Clubes como Símbolos Globais com Raízes Locais
Nos tempos atuais, os clubes se transformaram em marcas globais. O Barcelona tem fãs em Tóquio, camisas do Napoli são vendidas em Nova York, e uniformes do Dortmund aparecem na Índia. Mas no coração de cada clube está uma cidade e uma história.
O desafio de muitos clubes hoje é como manter a autenticidade ao mesmo tempo em que crescem comercialmente. Alguns, como o Bilbao, resistem às tendências globais para preservar regras locais. Outros, como o Barcelona, tentam manter sua identidade cultural ao mesmo tempo em que envolvem torcedores no mundo inteiro.
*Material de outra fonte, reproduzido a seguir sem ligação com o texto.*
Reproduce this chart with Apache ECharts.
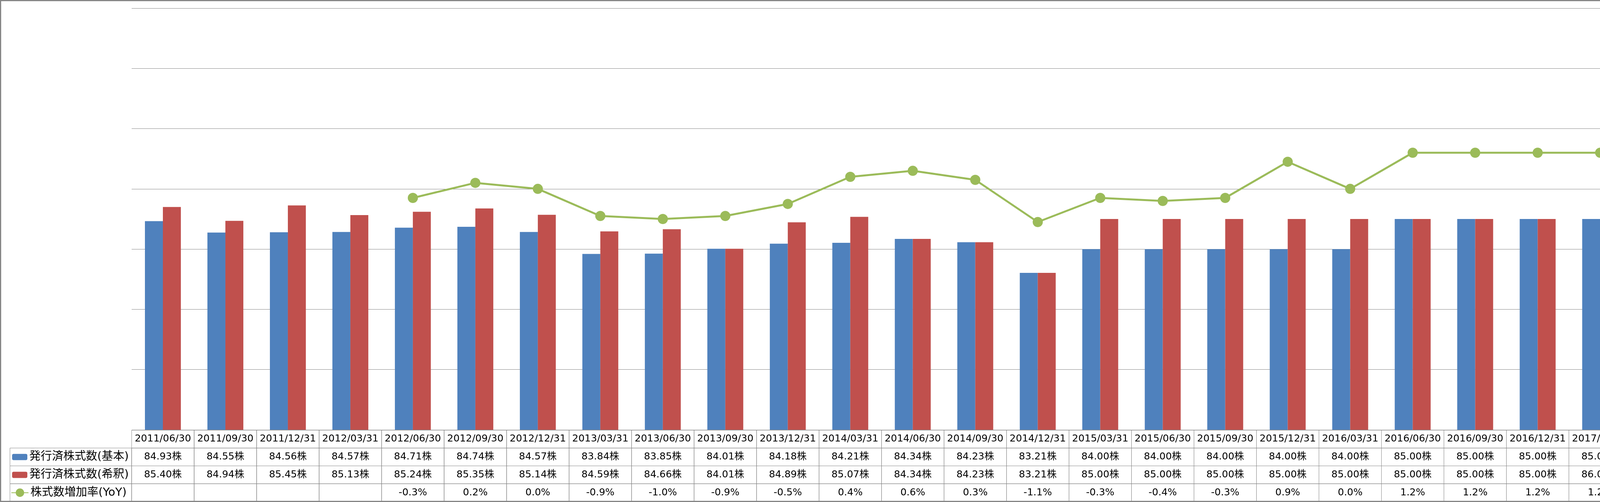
<!DOCTYPE html>
<html><head><meta charset="utf-8">
<script src="https://cdn.jsdelivr.net/npm/echarts@6/dist/echarts.min.js"></script>
<style>html,body{margin:0;padding:0;background:#fff;overflow:hidden}#c{width:7052px;height:1286px}</style>
</head><body><div id="c"></div>
<script>
const categories = ['2011/06/30','2011/09/30','2011/12/31','2012/03/31','2012/06/30','2012/09/30','2012/12/31','2013/03/31','2013/06/30','2013/09/30','2013/12/31','2014/03/31','2014/06/30','2014/09/30','2014/12/31','2015/03/31','2015/06/30','2015/09/30','2015/12/31','2016/03/31','2016/06/30','2016/09/30','2016/12/31','2017/03/31','2017/06/30','2017/09/30','2017/12/31','2018/03/31','2018/06/30','2018/09/30','2018/12/31','2019/03/31','2019/06/30','2019/09/30','2019/12/31','2020/03/31','2020/06/30','2020/09/30','2020/12/31','2021/03/31'];
const basicShares = [84.93,84.55,84.56,84.57,84.71,84.74,84.57,83.84,83.85,84.01,84.18,84.21,84.34,84.23,83.21,84.00,84.00,84.00,84.00,84.00,85.00,85.00,85.00,85.00,85.00,85.00,85.00,85.00,86.00,86.00,89.00,86.00,87.00,86.00,83.00,86.00,86.00,86.00,86.00,86.00];
const dilutedShares = [85.40,84.94,85.45,85.13,85.24,85.35,85.14,84.59,84.66,84.01,84.89,85.07,84.34,84.23,83.21,85.00,85.00,85.00,85.00,85.00,85.00,85.00,85.00,86.00,86.00,85.00,89.00,86.00,86.00,87.00,90.00,88.00,88.00,88.00,88.00,88.00,87.00,88.00,87.00,88.00];
const yoyGrowth = [null,null,null,null,-0.3,0.2,0.0,-0.9,-1.0,-0.9,-0.5,0.4,0.6,0.3,-1.1,-0.3,-0.4,-0.3,0.9,0.0,1.2,1.2,1.2,1.2,0.0,0.0,0.0,0.0,1.2,1.2,4.7,1.2,1.2,0.0,-6.7,0.0,-1.1,0.0,3.6,0.0];
const shareTicks = [78,80,82,84,86,88,90,92];
const pctTicks = [-8,-6,-4,-2,0,2,4,6];

const nameBasic = '発行済株式数(基本)';
const nameDiluted = '発行済株式数(希釈)';
const nameYoy = '株式数増加率(YoY)';
const unitText = '（単位:百万株）';

const FONT = '"DejaVu Sans", "Noto Sans CJK JP", sans-serif';
const BLUE = '#4F81BD', RED = '#C0504D', GREEN = '#9BBB59', BORDER = '#898989';

const tableData = [], tableText = [];
categories.forEach((c, i) => {
  const rows = [
    c,
    basicShares[i].toFixed(2) + '株',
    dilutedShares[i].toFixed(2) + '株',
    yoyGrowth[i] == null ? '' : yoyGrowth[i].toFixed(1) + '%'
  ];
  rows.forEach((t, r) => { tableData.push([i, r]); tableText.push(t); });
});

const W = 7052, H = 1286;
const plotLeft = 337, plotRight = 6736, plotTop = 21, plotBottom = 1101;
const tableTop = 1102, tableBottom = 1285;
const rowH = (tableBottom - tableTop) / 4;
const legendColLeft = 25.5;

const chart = echarts.init(document.getElementById('c'), null, {renderer: 'canvas'});

function legendItem(name, left, rowIdx, isLine) {
  const cy = tableTop + rowH * (rowIdx + 0.5);
  const ih = isLine ? 27 : 16;
  const h = 29;
  return {
    data: [name], left: left, top: cy - h / 2, padding: 0,
    itemWidth: isLine ? 44 : 39, itemHeight: ih, itemGap: 0,
    textStyle: {fontSize: 29, color: '#000', fontFamily: FONT, padding: [0,0,0,0]},
    selectedMode: false
  };
}

const graphics = [];
for (let r = 1; r < 4; r++) {
  graphics.push({type: 'rect', shape: {x: legendColLeft, y: tableTop + rowH * r, width: plotLeft - legendColLeft, height: rowH},
    style: {fill: 'none', stroke: BORDER, lineWidth: 1}, silent: true, z: 10});
}
graphics.push({type: 'text', left: 6757, top: 1123, style: {text: unitText, fontSize: 22, fill: '#000', fontFamily: FONT}, silent: true});
graphics.push({type: 'rect', shape: {x: 1.5, y: 1.5, width: W - 4, height: H - 3}, style: {fill: 'none', stroke: '#868686', lineWidth: 3}, silent: true, z: 20});

const option = {
  animation: false,
  backgroundColor: '#fff',
  textStyle: {fontFamily: FONT},
  grid: [
    {left: plotLeft, right: W - plotRight, top: plotTop, height: plotBottom - plotTop, containLabel: false},
    {left: plotLeft, right: W - plotRight, top: tableTop, height: tableBottom - tableTop, containLabel: false}
  ],
  legend: [
    legendItem(nameBasic, 31, 1, false),
    legendItem(nameDiluted, 31, 2, false),
    legendItem(nameYoy, 28, 3, true),
    legendItem(nameBasic, 6743, 1, false),
    legendItem(nameDiluted, 6743, 2, false),
    legendItem(nameYoy, 6740, 3, true)
  ],
  xAxis: [
    {type: 'category', gridIndex: 0, data: categories, boundaryGap: true,
      axisLine: {show: false}, axisTick: {show: false}, axisLabel: {show: false}, splitLine: {show: false}},
    {type: 'category', gridIndex: 1, data: categories, boundaryGap: true, show: false}
  ],
  yAxis: [
    {type: 'value', gridIndex: 0, min: shareTicks[0], max: shareTicks[shareTicks.length - 1], interval: shareTicks[1] - shareTicks[0],
      position: 'right', offset: 90,
      axisLine: {show: true, lineStyle: {color: '#00FF00', width: 1.2, type: [5, 4]}},
      axisTick: {show: true, inside: false, length: 9, lineStyle: {color: '#00FF00', width: 1.2, type: [3, 3]}},
      axisLabel: {inside: true, margin: 5, formatter: '{value}株', fontSize: 24, color: '#000', fontFamily: FONT},
      splitLine: {show: true, lineStyle: {color: '#888888', width: 1.2}}},
    {type: 'value', gridIndex: 0, min: pctTicks[0], max: pctTicks[pctTicks.length - 1], interval: pctTicks[1] - pctTicks[0],
      position: 'right', offset: 90,
      axisLine: {show: false}, axisTick: {show: false},
      axisLabel: {margin: 29, fontSize: 24, fontFamily: FONT,
        formatter: v => v.toFixed(2) + '%',
        color: v => (parseFloat(v) < 0 ? '#FF0000' : '#000')},
      splitLine: {show: false}},
    {type: 'value', gridIndex: 0, min: shareTicks[0], max: shareTicks[shareTicks.length - 1], position: 'right', offset: 0,
      axisLine: {show: true, lineStyle: {color: BORDER, width: 1}}, axisTick: {show: false}, axisLabel: {show: false}, splitLine: {show: false}},
    {type: 'category', gridIndex: 1, data: ['0', '1', '2', '3'], inverse: true, show: false}
  ],
  series: [
    {name: nameBasic, type: 'bar', xAxisIndex: 0, yAxisIndex: 0, data: basicShares,
      itemStyle: {color: BLUE}, barGap: '0%', barCategoryGap: '42.5%', clip: true},
    {name: nameDiluted, type: 'bar', xAxisIndex: 0, yAxisIndex: 0, data: dilutedShares,
      itemStyle: {color: RED}, barGap: '0%', barCategoryGap: '42.5%', clip: true},
    {name: nameYoy, type: 'line', xAxisIndex: 0, yAxisIndex: 1, data: yoyGrowth,
      lineStyle: {color: GREEN, width: 5}, itemStyle: {color: GREEN}, symbol: 'circle', symbolSize: 26, z: 5},
    {type: 'custom', xAxisIndex: 1, yAxisIndex: 3, data: tableData, silent: true,
      renderItem: function (params, api) {
        const c = api.coord([api.value(0), api.value(1)]);
        const s = api.size([1, 1]);
        return {type: 'group', children: [
          {type: 'rect', shape: {x: c[0] - s[0] / 2, y: c[1] - s[1] / 2, width: s[0], height: s[1]},
            style: {fill: 'none', stroke: BORDER, lineWidth: 1}},
          {type: 'text', style: {text: tableText[params.dataIndex], x: c[0], y: c[1], align: 'center', verticalAlign: 'middle',
            fontSize: 25, fontFamily: FONT, fill: '#000'}}
        ]};
      }}
  ],
  graphic: graphics
};
chart.setOption(option);
</script></body></html>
Não importa o quão global o futebol se torne — o pulso local continua a bater por meio das tradições, das canções e dos valores compartilhados dos clubes.
Por Que Isso Importa
Os clubes de futebol não representam apenas posições em uma tabela — eles representam história, povo, lutas, orgulho e esperança. Seja um napolitano torcendo pela memória de Maradona, uma criança basca sonhando em jogar pelo Athletic, ou um catalão gritando “Visca el Barça!” — esses momentos estão ligados a um sentimento mais profundo de identidade.
Quando um torcedor veste a camisa do seu time, ele não está apenas apoiando um clube. Ele está vestindo sua cidade, sua língua, sua história. E, ao fazer isso, lembra ao mundo que o futebol não é apenas jogado — ele é vivido.